Short task: Drop the pictures, then extract the listing word for word.

Supplied information:

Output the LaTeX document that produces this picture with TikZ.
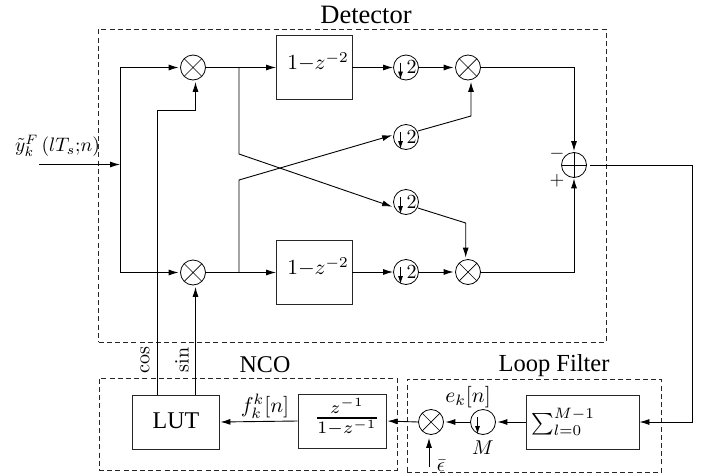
\documentclass[tikz,border=0pt]{standalone}
\usepackage[no-math]{fontspec}
\setmainfont{Liberation Serif}
\usetikzlibrary{arrows.meta}
\tikzset{
  wire/.style={line width=0.9pt,draw=black},
  arr/.style={wire,-{Latex[length=10pt,width=6pt]}},
  dbox/.style={draw=black!85,line width=0.8pt,dash pattern=on 5pt off 3.2pt,fill=none},
  blockbox/.style={draw=black!85,line width=0.9pt,inner sep=0pt,fill=none},
  mixer/.style={circle,draw=black,line width=0.8pt,minimum size=25pt,inner sep=0pt,
    path picture={\draw[line width=0.7pt] (path picture bounding box.north west)--(path picture bounding box.south east)
      (path picture bounding box.north east)--(path picture bounding box.south west);}},
  adder/.style={circle,draw=black,line width=0.8pt,minimum size=25pt,inner sep=0pt,
    path picture={\draw[line width=0.7pt] (path picture bounding box.north)--(path picture bounding box.south)
      (path picture bounding box.east)--(path picture bounding box.west);}},
  downs/.style={circle,draw=black,line width=0.8pt,minimum size=25pt,inner sep=0pt,
    path picture={\draw[line width=0.8pt,-{Latex[length=8pt,width=5pt]}]
      ([xshift=-5.5pt,yshift=5pt]path picture bounding box.center)--([xshift=-5.5pt,yshift=-12pt]path picture bounding box.center);}},
  two/.style={label={[scale=2,xshift=2.8pt]center:$2$}},
  lab/.style={inner sep=0pt,scale=#1},
  lab/.default=2
}
\begin{document}
\begin{tikzpicture}[x=1pt,y=-1pt]
\useasboundingbox (0,0) rectangle (717,474);
% dashed groups
\node[dbox,minimum width=507.5pt,minimum height=313pt,inner sep=0pt] (det) at (352.25,185.5) {};
\node[dbox,minimum width=298pt,minimum height=92pt,inner sep=0pt] (nco) at (248,424) {};
\node[dbox,minimum width=254pt,minimum height=93.5pt,inner sep=0pt] (lf) at (534,426) {};
\node[lab=2.65] (detl) at (366,15) {Detector};
\node[lab=2.4] (ncol) at (265,365) {NCO};
\node[lab=2.45] (lfl) at (554,366) {Loop Filter};
% blocks
\node[mixer] (m1) at (193,67.5) {};
\node[mixer] (m2) at (468,67.5) {};
\node[mixer] (m3) at (193,272.5) {};
\node[mixer] (m4) at (468,272) {};
\node[mixer] (m5) at (431,422) {};
\node[adder] (add) at (574,165) {};
\node[downs,two] (d1) at (406,67.5) {};
\node[downs,two] (d2) at (406,137) {};
\node[downs,two] (d3) at (406,202) {};
\node[downs,two] (d4) at (406,272) {};
\node[downs] (dm) at (483,422) {};
\node[blockbox,minimum width=75.5pt,minimum height=64.5pt] (h1) at (314.25,67.25) {};
\node[blockbox,minimum width=75.5pt,minimum height=64.5pt] (h2) at (314.25,272.25) {};
\node[lab=2.15] (h1t) at (318,62) {$1{-}z^{-2}$};
\node[lab=2.15] (h2t) at (318,267) {$1{-}z^{-2}$};
\node[blockbox,minimum width=87pt,minimum height=54pt] (lut) at (175.5,422) {};
\node[lab=2.4] (lutt) at (176,421) {LUT};
\node[blockbox,minimum width=88pt,minimum height=54pt] (zb) at (342,421) {};
\node[lab=2.5] (zbt) at (347,417) {${z^{-1}\above 0.8pt 1{-}z^{-1}}$};
\node[blockbox,minimum width=113pt,minimum height=54pt] (sb) at (582.5,422) {};
\node[lab=2.15] (sbt) at (563,422) {$\sum_{l=0}^{M-1}$};
% labels
\node[lab=1.95] (yl) at (57.5,146) {$\tilde y_k^F\,(lT_s{;}n)$};
\node[lab=2,rotate=90] (cosl) at (145,360) {$\cos$};
\node[lab=2,rotate=90] (sinl) at (182,360) {$\sin$};
\node[lab=2.15] (fl) at (265,406) {$f_k^k[n]$};
\node[lab=2.15] (el) at (468,397) {$e_k[n]$};
\node[lab=2] (ml) at (483,448) {$M$};
\node[lab=2] (epsl) at (441,465.5) {$\bar\epsilon$};
\node[lab=1.9] (minusl) at (557,154) {$-$};
\node[lab=1.9] (plusl) at (557,181) {$+$};
% junctions
\coordinate (in0) at (39,164.5);
\coordinate (split) at (120,164.5);
\coordinate (top) at (120,67.5);
\coordinate (bot) at (120,272.5);
\coordinate (jt) at (239,67.5);
\coordinate (jb) at (239,272.5);
\coordinate (xa) at (239,154);
\coordinate (xb) at (239,180);
\coordinate (bend1) at (195.5,110);
\coordinate (cosb) at (157.5,110);
\coordinate (bend2) at (471,116);
\coordinate (bend3) at (465.7,223);
\coordinate (corner) at (692,165);
\coordinate (corner2) at (692,422);
\coordinate (epsb) at (429,467);
% wires
\draw[arr] (in0) -- (split);
\draw[wire] (top) -- (bot);
\draw[arr,shorten >=1.5pt] (top) -- (m1.west);
\draw[arr,shorten >=1.5pt] (bot) -- (m3.west);
\draw[arr] (m1.east) -- (h1.west |- m1.east);
\draw[arr] (m3.east) -- (h2.west |- m3.east);
\draw[arr,shorten >=1pt] (jt) -- (xa) -- ([yshift=-5pt]d3.west);
\draw[arr,shorten >=1pt] (jb) -- (xb) -- ([yshift=2pt]d2.west);
\draw[arr] (h1.east |- d1) -- (d1.west);
\draw[arr] (h2.east |- d4) -- (d4.west);
\draw[arr,shorten >=1.5pt] (d1.east) -- (m2.west);
\draw[arr,shorten >=1.5pt] (d4.east) -- (m4.west);
\draw[arr,shorten >=1.5pt] ([yshift=6pt,xshift=-1pt]d2.east) -- (bend2) -- (bend2 |- m2.south);
\draw[arr,shorten >=1.5pt] ([yshift=-6pt,xshift=-1pt]d3.east) -- (bend3) -- (bend3 |- m4.north);
\draw[arr,shorten >=1pt] (m2.east) -- (add.north |- m2.east) -- (add.north);
\draw[arr,shorten >=0.5pt] (m4.east) -- (add.south |- m4.east) -- (add.south);
\draw[arr] ([xshift=3pt]add.east) -- (corner) -- (corner2) -- (sb.east);
\draw[arr,shorten >=1.5pt] (sb.west) -- (dm.east);
\draw[arr,shorten >=1.5pt] (dm.west) -- (m5.east);
\draw[arr,shorten >=1pt] (m5.west) -- (zb.east);
\draw[arr,shorten >=1pt] (zb.west) -- (lut.east);
\draw[arr,shorten >=3pt] (epsb) -- (epsb |- m5.south);
\draw[arr,shorten >=1.5pt] (lut.north -| bend1) -- (bend1 |- m3.south);
\draw[arr,shorten >=1.5pt] (lut.north -| cosb) -- (cosb) -- (bend1) -- (bend1 |- m1.south);
\end{tikzpicture}
\end{document}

Full output:
Output the LaTeX document that produces this picture with TikZ.
\documentclass[tikz,border=0pt]{standalone}
\usepackage[no-math]{fontspec}
\setmainfont{Liberation Serif}
\usetikzlibrary{arrows.meta}
\tikzset{
  wire/.style={line width=0.9pt,draw=black},
  arr/.style={wire,-{Latex[length=10pt,width=6pt]}},
  dbox/.style={draw=black!85,line width=0.8pt,dash pattern=on 5pt off 3.2pt,fill=none},
  blockbox/.style={draw=black!85,line width=0.9pt,inner sep=0pt,fill=none},
  mixer/.style={circle,draw=black,line width=0.8pt,minimum size=25pt,inner sep=0pt,
    path picture={\draw[line width=0.7pt] (path picture bounding box.north west)--(path picture bounding box.south east)
      (path picture bounding box.north east)--(path picture bounding box.south west);}},
  adder/.style={circle,draw=black,line width=0.8pt,minimum size=25pt,inner sep=0pt,
    path picture={\draw[line width=0.7pt] (path picture bounding box.north)--(path picture bounding box.south)
      (path picture bounding box.east)--(path picture bounding box.west);}},
  downs/.style={circle,draw=black,line width=0.8pt,minimum size=25pt,inner sep=0pt,
    path picture={\draw[line width=0.8pt,-{Latex[length=8pt,width=5pt]}]
      ([xshift=-5.5pt,yshift=5pt]path picture bounding box.center)--([xshift=-5.5pt,yshift=-12pt]path picture bounding box.center);}},
  two/.style={label={[scale=2,xshift=2.8pt]center:$2$}},
  lab/.style={inner sep=0pt,scale=#1},
  lab/.default=2
}
\begin{document}
\begin{tikzpicture}[x=1pt,y=-1pt]
\useasboundingbox (0,0) rectangle (717,474);
% dashed groups
\node[dbox,minimum width=507.5pt,minimum height=313pt,inner sep=0pt] (det) at (352.25,185.5) {};
\node[dbox,minimum width=298pt,minimum height=92pt,inner sep=0pt] (nco) at (248,424) {};
\node[dbox,minimum width=254pt,minimum height=93.5pt,inner sep=0pt] (lf) at (534,426) {};
\node[lab=2.65] (detl) at (366,15) {Detector};
\node[lab=2.4] (ncol) at (265,365) {NCO};
\node[lab=2.45] (lfl) at (554,366) {Loop Filter};
% blocks
\node[mixer] (m1) at (193,67.5) {};
\node[mixer] (m2) at (468,67.5) {};
\node[mixer] (m3) at (193,272.5) {};
\node[mixer] (m4) at (468,272) {};
\node[mixer] (m5) at (431,422) {};
\node[adder] (add) at (574,165) {};
\node[downs,two] (d1) at (406,67.5) {};
\node[downs,two] (d2) at (406,137) {};
\node[downs,two] (d3) at (406,202) {};
\node[downs,two] (d4) at (406,272) {};
\node[downs] (dm) at (483,422) {};
\node[blockbox,minimum width=75.5pt,minimum height=64.5pt] (h1) at (314.25,67.25) {};
\node[blockbox,minimum width=75.5pt,minimum height=64.5pt] (h2) at (314.25,272.25) {};
\node[lab=2.15] (h1t) at (318,62) {$1{-}z^{-2}$};
\node[lab=2.15] (h2t) at (318,267) {$1{-}z^{-2}$};
\node[blockbox,minimum width=87pt,minimum height=54pt] (lut) at (175.5,422) {};
\node[lab=2.4] (lutt) at (176,421) {LUT};
\node[blockbox,minimum width=88pt,minimum height=54pt] (zb) at (342,421) {};
\node[lab=2.5] (zbt) at (347,417) {${z^{-1}\above 0.8pt 1{-}z^{-1}}$};
\node[blockbox,minimum width=113pt,minimum height=54pt] (sb) at (582.5,422) {};
\node[lab=2.15] (sbt) at (563,422) {$\sum_{l=0}^{M-1}$};
% labels
\node[lab=1.95] (yl) at (57.5,146) {$\tilde y_k^F\,(lT_s{;}n)$};
\node[lab=2,rotate=90] (cosl) at (145,360) {$\cos$};
\node[lab=2,rotate=90] (sinl) at (182,360) {$\sin$};
\node[lab=2.15] (fl) at (265,406) {$f_k^k[n]$};
\node[lab=2.15] (el) at (468,397) {$e_k[n]$};
\node[lab=2] (ml) at (483,448) {$M$};
\node[lab=2] (epsl) at (441,465.5) {$\bar\epsilon$};
\node[lab=1.9] (minusl) at (557,154) {$-$};
\node[lab=1.9] (plusl) at (557,181) {$+$};
% junctions
\coordinate (in0) at (39,164.5);
\coordinate (split) at (120,164.5);
\coordinate (top) at (120,67.5);
\coordinate (bot) at (120,272.5);
\coordinate (jt) at (239,67.5);
\coordinate (jb) at (239,272.5);
\coordinate (xa) at (239,154);
\coordinate (xb) at (239,180);
\coordinate (bend1) at (195.5,110);
\coordinate (cosb) at (157.5,110);
\coordinate (bend2) at (471,116);
\coordinate (bend3) at (465.7,223);
\coordinate (corner) at (692,165);
\coordinate (corner2) at (692,422);
\coordinate (epsb) at (429,467);
% wires
\draw[arr] (in0) -- (split);
\draw[wire] (top) -- (bot);
\draw[arr,shorten >=1.5pt] (top) -- (m1.west);
\draw[arr,shorten >=1.5pt] (bot) -- (m3.west);
\draw[arr] (m1.east) -- (h1.west |- m1.east);
\draw[arr] (m3.east) -- (h2.west |- m3.east);
\draw[arr,shorten >=1pt] (jt) -- (xa) -- ([yshift=-5pt]d3.west);
\draw[arr,shorten >=1pt] (jb) -- (xb) -- ([yshift=2pt]d2.west);
\draw[arr] (h1.east |- d1) -- (d1.west);
\draw[arr] (h2.east |- d4) -- (d4.west);
\draw[arr,shorten >=1.5pt] (d1.east) -- (m2.west);
\draw[arr,shorten >=1.5pt] (d4.east) -- (m4.west);
\draw[arr,shorten >=1.5pt] ([yshift=6pt,xshift=-1pt]d2.east) -- (bend2) -- (bend2 |- m2.south);
\draw[arr,shorten >=1.5pt] ([yshift=-6pt,xshift=-1pt]d3.east) -- (bend3) -- (bend3 |- m4.north);
\draw[arr,shorten >=1pt] (m2.east) -- (add.north |- m2.east) -- (add.north);
\draw[arr,shorten >=0.5pt] (m4.east) -- (add.south |- m4.east) -- (add.south);
\draw[arr] ([xshift=3pt]add.east) -- (corner) -- (corner2) -- (sb.east);
\draw[arr,shorten >=1.5pt] (sb.west) -- (dm.east);
\draw[arr,shorten >=1.5pt] (dm.west) -- (m5.east);
\draw[arr,shorten >=1pt] (m5.west) -- (zb.east);
\draw[arr,shorten >=1pt] (zb.west) -- (lut.east);
\draw[arr,shorten >=3pt] (epsb) -- (epsb |- m5.south);
\draw[arr,shorten >=1.5pt] (lut.north -| bend1) -- (bend1 |- m3.south);
\draw[arr,shorten >=1.5pt] (lut.north -| cosb) -- (cosb) -- (bend1) -- (bend1 |- m1.south);
\end{tikzpicture}
\end{document}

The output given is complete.